Monday, January 18, 1999 Published at 03:42 GMT
Meningitis trauma service launched
Two Yorskhire school pupils recently died of meningitis
A counselling service for people severely affected by meningitis has been launched by the National Meningitis Trust.
Public Health Minister Tessa Jowell unveiled the nationwide trauma counselling service which aims to complement the trust's existing services, including a 24-hour nurse-led helpline.
The new service will be partly paid for by a £37,900 grant from the Diana, Princess of Wales Memorial Fund.
Diana was president of the trust until 1996.
Ms Jowell talked about her personal experience with meningitis.
She said: "Just before Christmas a child at my son's school sadly died of meningitis. The school handled the bereavement and its after effects in a magnificent way.
"They sent home a National Meningitis Trust leaflet. Parents were grateful to have that information about what to do."
She added: "I was not alarmed because I was pretty confident that my son did not have contact with the boy that died, but I watched him very carefully."
Meningitis affects 3,000 people a year in the UK.
It can be caused by viruses or bacteria with the bacterial form being the most dangerous.
The meningococcus bug is the most common and can lead to a related, more serious condition called meningococcal septicaemia.
Meningitis kills one in ten people who contract it, but meningococcal septicaemia is fatal in 20% of cases.
In 15% of cases meningitis and meningococcal septicaemia lead to long-term disability, such as brain damage and deafness.

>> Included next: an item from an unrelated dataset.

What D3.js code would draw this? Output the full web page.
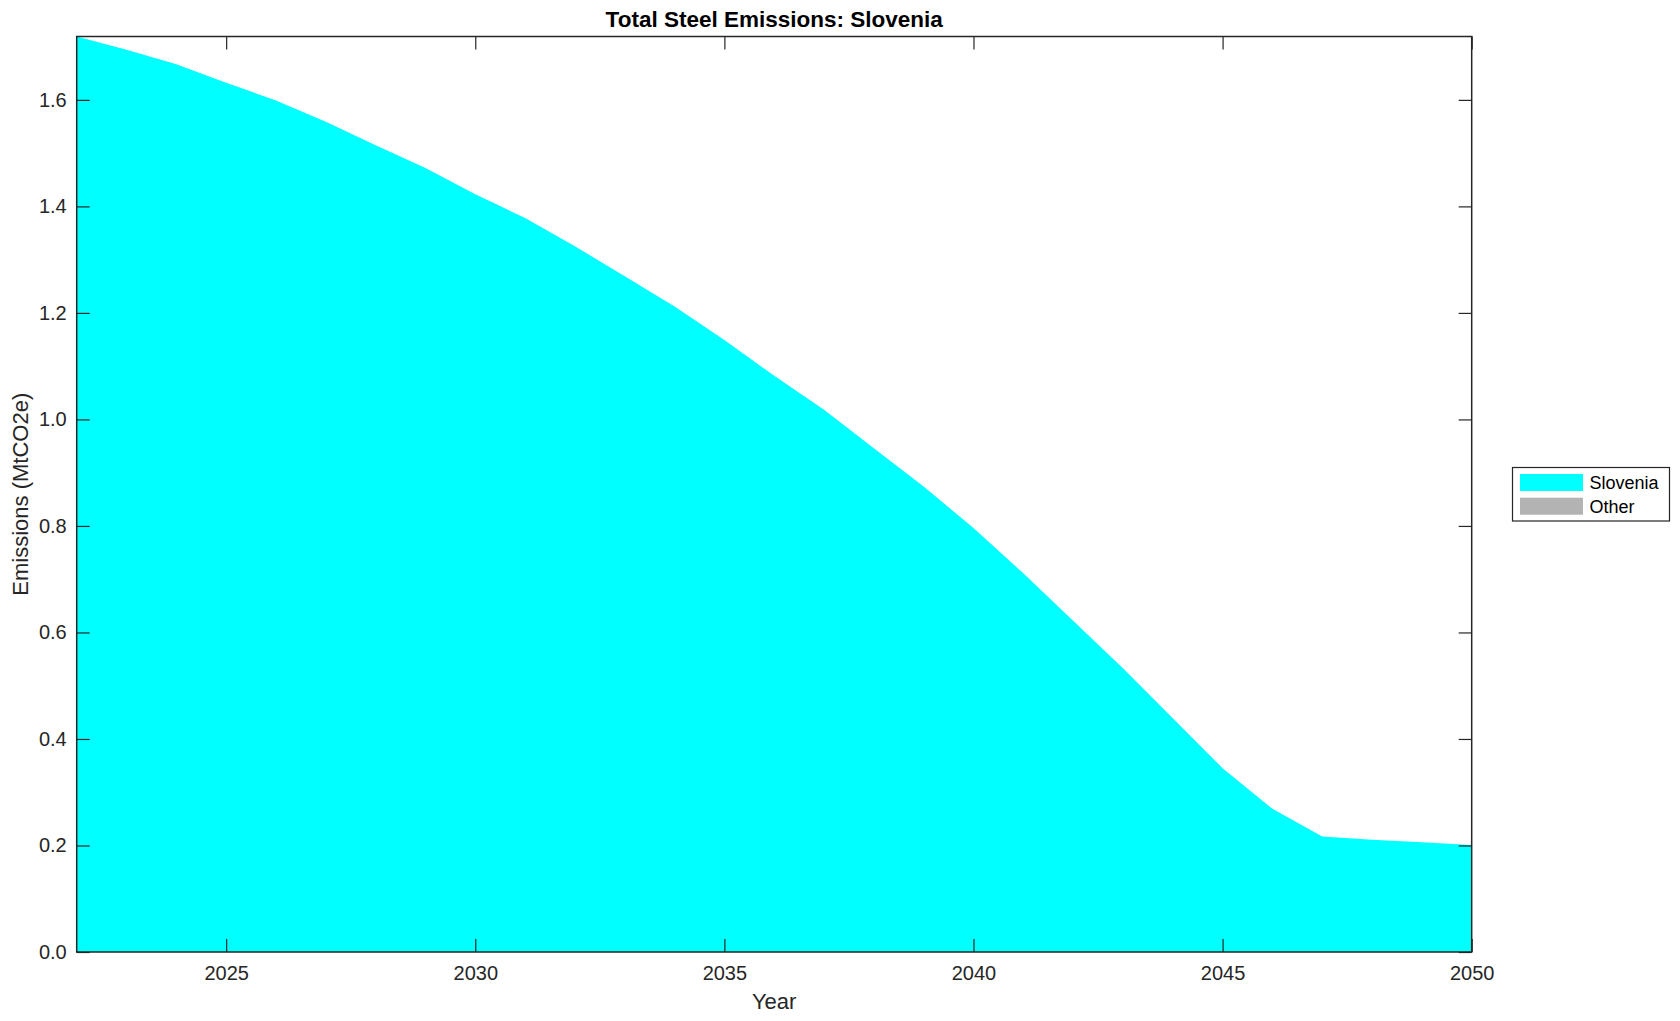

Philip Kirby, director of operations for the National Meningitis Trust, said: "The national counselling network will provide a much needed service for people who have had an experience of meningitis and require one-to-one intense emotional support.
"We currently provide support by telephone to those people, but face-to-face counselling will reinforce and improve the level of service we can give."
The counselling service will provide personal help for people who have been touched by meningitis.
A team of 23 specially-trained counsellors based across Britain will give face-to-face advice to individuals and their families.
It will back up the trust's existing services, which include a 24-hour telephone helpline and financial support grants.
The trust's helpline can be contacted on 0845 6000 800.
Trisha Kidd, one of the regionally-based counsellors who will provide help, said: "There is an enormous amount of fear when people hear the word meningitis and we will give clear help and advice, in people's homes if necessary.
"We will help families come to terms with something which can affect their lives within a few hours."